At first, the thing that becomes erasmus thinks that it has fallen headlong into a dream.
It is just before dawn when it arrives at the place that connects them all together – the web, the realm, the island. When the darkness of the night and the heat of the stars do not shift and reveal to it its namesake, it realizes that sleep has not carried it here. There are no dying embers of suns or the coldness of forsaken moons, no half-eaten planets lost to some new orbit, though it cannot help but feel as though it is still the black hole on the precipice – still the event horizon, hungry, lost, and waiting.

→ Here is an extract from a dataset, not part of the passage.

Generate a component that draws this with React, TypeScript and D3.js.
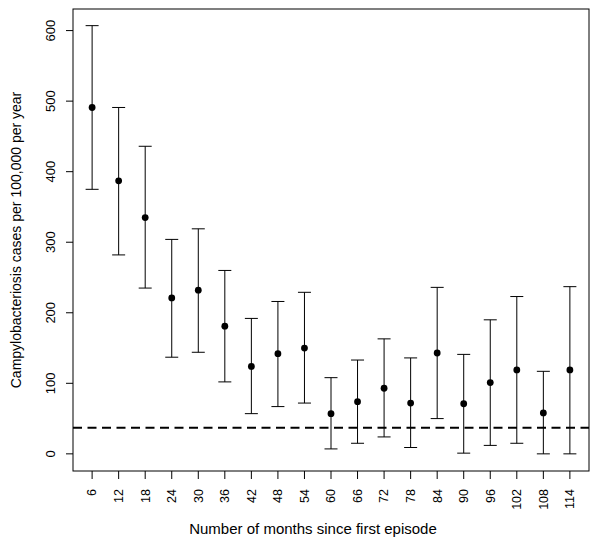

When the stars lose their place and barrel earthward, he closes his eyes and grins, but it is not sated still. They cascade like shards, the sound and smell of death and ashes, and the aether leaks from his pores in a veil of starless night. He waits until there is nothing but silence. And waits still. The gravity is spellbound, then heavy – it longs to drag him with it, drag it into the graveyard of stars that catch the faint glint of his gold then lapse into darkness, longs to fold him into the wreck yard of sharp and harrowing things, of deathly things to which he belongs.
He is no god. No devil. No savior. The aether is an abomination.
But the universe makes no mistakes.
Dawn pulls refractions over the mangled corpses of still-hot stars, colors bounding weightlessly from their tomb, the embers of constellations still glowing, sparking, then giving in to the cold stillness of death. At first, it is unclear if it is snow or ashes that drift from the sky – dancing, cascading – until a flake settles in the heat of his spine and too, dies.
When he walks, each step that folds itself over a still struggling shard of star crushes it with a gasp or sigh, or the long-gone cry of agony. Aether reaches to them meekly – as though shadows drip from him like a funeral veil, tattered edges separating the pieces left in his wake. They knead and knot, stitch and pull, ripping that final, diseased life from each suffering fragment of wounded heaven. Some cease into dust, mixing with the ash-snow.
Beneath him, the mirrors regress and fade like the light gone from the eyes of a doe, and in the horrific shadow that passes over him: reveal in each surface, the animation of colliding planets, dying suns, collapsing galaxies that against each other knit and burst like a supernova. In some, the sunlight draws a shimmer across broad faces, and when Erasmus passes the reflections shift and ripple and pull apart like multiplying cells. In each, his flesh is not horseflesh but a silhouette full with collapsing solar systems, blackening skies, black holes which collide and swell and break apart and eat and eat and eat.
In some, Erasmus is not the likeness of a boy at all but something awful, something horrific, something with dark eyes and shuddering ribs and a mouth full of grating, grinning, grinding rows of reticulated teeth.
When he stops, the darkness of him spreads beyond his shadow, consuming shards in hopeless images of dying worlds like an unfurling malignancy. At its heart, a mere boy – the image of Erasmus, seeming innocent (but it's the eyes, the eyes tell) and ponderous, waiting for the death of the Novusian sun.